His voice comes out flat and dull. “Your mother lost a baby. She was very early on in her pregnancy and it … well, it pushed her over the edge, Aimee. She became obsessed with protecting you and Benji from some delusion she had. She’d stay up all night and say she heard footsteps, like you, only they were heavy, and there were scratching mice noises. She said she smelled dead things, not vanilla.”

“I don’t say that,” I blurt out.

“No. But you are hearing footsteps.”

“So is everyone!”

“The house was settling.” He rubs his hands across his closed eyes. “She twisted things so they were frightening. She was crying out for attention just like you.”
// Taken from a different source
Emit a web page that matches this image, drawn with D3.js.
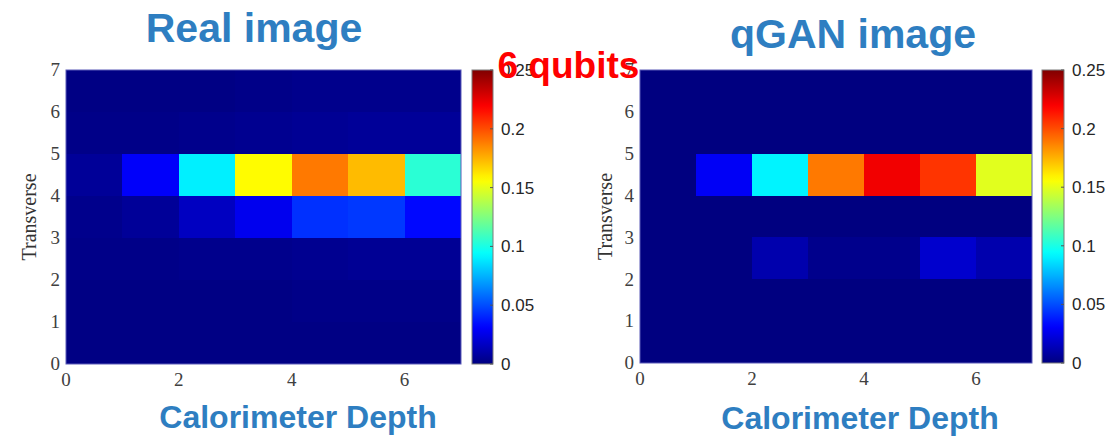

“Dad! It wasn’t even me. It was Benji!” I push my chair away from the table. This day could not get worse. Courtney is sick. Blake and I broke up. According to my dreams, someone is in danger and I have no idea how to help. I had an awkward ride with Alan, and now this? This? He’s comparing me to my mother. My voice is wood-plank hard because I am
not
crazy and I am
not
the only one who heard footsteps and it’s unfair.

“Fine, then. You clean up. I made dinner.” My feet take me away from the table.

“Aimee …”

“Dad?” The word comes out before I can stop it.

He swirls the amber liquid in his glass again. He is so tall and strong looking. Why is he acting so weak? “Don’t make Benji think your mother is here.”

“It was Gramps.”

“I will talk to him, too.”

“We aren’t going to be Mom, Dad. We aren’t her. You aren’t going to lose us, too.”

“Don’t go there, Aimee.”

My hands turn into fists but I nod. I will let him believe what he wants to believe, what he needs to believe. Even though my heart is heavy fire burning, I cross those wood planks of our kitchen floor and lift myself up on my toes. I kiss his cheek. I will pretend I do not need a dad to save me. I will pretend to be normal. He is weak. He can’t help it. He is more like Blake than Alan. I think the whole world is more like Blake than Alan.

“I love you, you know,” I whisper, because I do. I do love him, no matter what.

“You, too,” he says, and that’s when I notice the knife on the stove.

It’s the big serrated-edge knife I used to slice the garlic bread. I point my finger at it, but my hand is not like my hand. It shakes.

He turns to see what’s got my attention. His free hand wraps around my waist. He pulls me close. His words are more a curse than a prayer. “Holy God.”

The knife, the foot-long bread knife, is standing up on its tip, perfectly balanced and slowly spinning around.